Every line below is to be quoted exactly, with nothing added or dropped.

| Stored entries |
## begin

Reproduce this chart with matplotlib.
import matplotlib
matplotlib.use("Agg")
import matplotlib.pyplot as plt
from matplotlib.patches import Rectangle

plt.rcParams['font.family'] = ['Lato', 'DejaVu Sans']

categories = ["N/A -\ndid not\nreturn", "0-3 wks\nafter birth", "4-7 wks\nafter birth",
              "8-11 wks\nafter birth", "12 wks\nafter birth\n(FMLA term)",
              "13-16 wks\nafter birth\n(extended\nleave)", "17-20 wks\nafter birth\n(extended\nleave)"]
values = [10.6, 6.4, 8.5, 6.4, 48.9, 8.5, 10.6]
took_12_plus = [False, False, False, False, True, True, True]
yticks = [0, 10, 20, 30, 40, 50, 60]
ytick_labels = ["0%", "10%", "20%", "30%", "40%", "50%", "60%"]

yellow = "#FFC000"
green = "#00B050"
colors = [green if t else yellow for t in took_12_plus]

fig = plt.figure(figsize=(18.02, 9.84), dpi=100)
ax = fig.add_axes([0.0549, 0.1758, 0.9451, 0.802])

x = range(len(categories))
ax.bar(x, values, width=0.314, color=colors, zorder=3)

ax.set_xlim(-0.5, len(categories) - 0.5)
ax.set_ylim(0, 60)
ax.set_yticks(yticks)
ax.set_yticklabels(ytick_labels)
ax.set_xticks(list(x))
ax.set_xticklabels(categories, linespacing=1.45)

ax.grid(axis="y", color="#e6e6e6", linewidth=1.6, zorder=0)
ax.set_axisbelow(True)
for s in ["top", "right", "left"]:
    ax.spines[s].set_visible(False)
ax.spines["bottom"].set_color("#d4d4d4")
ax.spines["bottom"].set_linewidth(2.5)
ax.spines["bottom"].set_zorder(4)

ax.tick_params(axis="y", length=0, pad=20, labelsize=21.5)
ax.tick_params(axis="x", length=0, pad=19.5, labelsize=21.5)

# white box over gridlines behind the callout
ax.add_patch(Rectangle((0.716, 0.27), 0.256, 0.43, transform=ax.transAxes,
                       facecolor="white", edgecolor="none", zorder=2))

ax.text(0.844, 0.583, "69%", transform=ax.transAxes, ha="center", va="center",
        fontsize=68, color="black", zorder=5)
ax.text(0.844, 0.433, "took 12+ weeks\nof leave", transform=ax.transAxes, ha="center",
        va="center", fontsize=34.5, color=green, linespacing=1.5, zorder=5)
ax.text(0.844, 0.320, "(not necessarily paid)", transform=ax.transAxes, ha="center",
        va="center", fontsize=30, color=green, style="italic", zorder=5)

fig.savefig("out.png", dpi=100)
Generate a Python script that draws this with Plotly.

## end

| EXERCISE RESPONSE |
Reproduce this chart with matplotlib.
import matplotlib
matplotlib.use("Agg")
import matplotlib.pyplot as plt
from matplotlib.patches import Rectangle

plt.rcParams['font.family'] = ['Lato', 'DejaVu Sans']

categories = ["N/A -\ndid not\nreturn", "0-3 wks\nafter birth", "4-7 wks\nafter birth",
              "8-11 wks\nafter birth", "12 wks\nafter birth\n(FMLA term)",
              "13-16 wks\nafter birth\n(extended\nleave)", "17-20 wks\nafter birth\n(extended\nleave)"]
values = [10.6, 6.4, 8.5, 6.4, 48.9, 8.5, 10.6]
took_12_plus = [False, False, False, False, True, True, True]
yticks = [0, 10, 20, 30, 40, 50, 60]
ytick_labels = ["0%", "10%", "20%", "30%", "40%", "50%", "60%"]

yellow = "#FFC000"
green = "#00B050"
colors = [green if t else yellow for t in took_12_plus]

fig = plt.figure(figsize=(18.02, 9.84), dpi=100)
ax = fig.add_axes([0.0549, 0.1758, 0.9451, 0.802])

x = range(len(categories))
ax.bar(x, values, width=0.314, color=colors, zorder=3)

ax.set_xlim(-0.5, len(categories) - 0.5)
ax.set_ylim(0, 60)
ax.set_yticks(yticks)
ax.set_yticklabels(ytick_labels)
ax.set_xticks(list(x))
ax.set_xticklabels(categories, linespacing=1.45)

ax.grid(axis="y", color="#e6e6e6", linewidth=1.6, zorder=0)
ax.set_axisbelow(True)
for s in ["top", "right", "left"]:
    ax.spines[s].set_visible(False)
ax.spines["bottom"].set_color("#d4d4d4")
ax.spines["bottom"].set_linewidth(2.5)
ax.spines["bottom"].set_zorder(4)

ax.tick_params(axis="y", length=0, pad=20, labelsize=21.5)
ax.tick_params(axis="x", length=0, pad=19.5, labelsize=21.5)

# white box over gridlines behind the callout
ax.add_patch(Rectangle((0.716, 0.27), 0.256, 0.43, transform=ax.transAxes,
                       facecolor="white", edgecolor="none", zorder=2))

ax.text(0.844, 0.583, "69%", transform=ax.transAxes, ha="center", va="center",
        fontsize=68, color="black", zorder=5)
ax.text(0.844, 0.433, "took 12+ weeks\nof leave", transform=ax.transAxes, ha="center",
        va="center", fontsize=34.5, color=green, linespacing=1.5, zorder=5)
ax.text(0.844, 0.320, "(not necessarily paid)", transform=ax.transAxes, ha="center",
        va="center", fontsize=30, color=green, style="italic", zorder=5)

fig.savefig("out.png", dpi=100)
Generate a Python script that draws this with Plotly.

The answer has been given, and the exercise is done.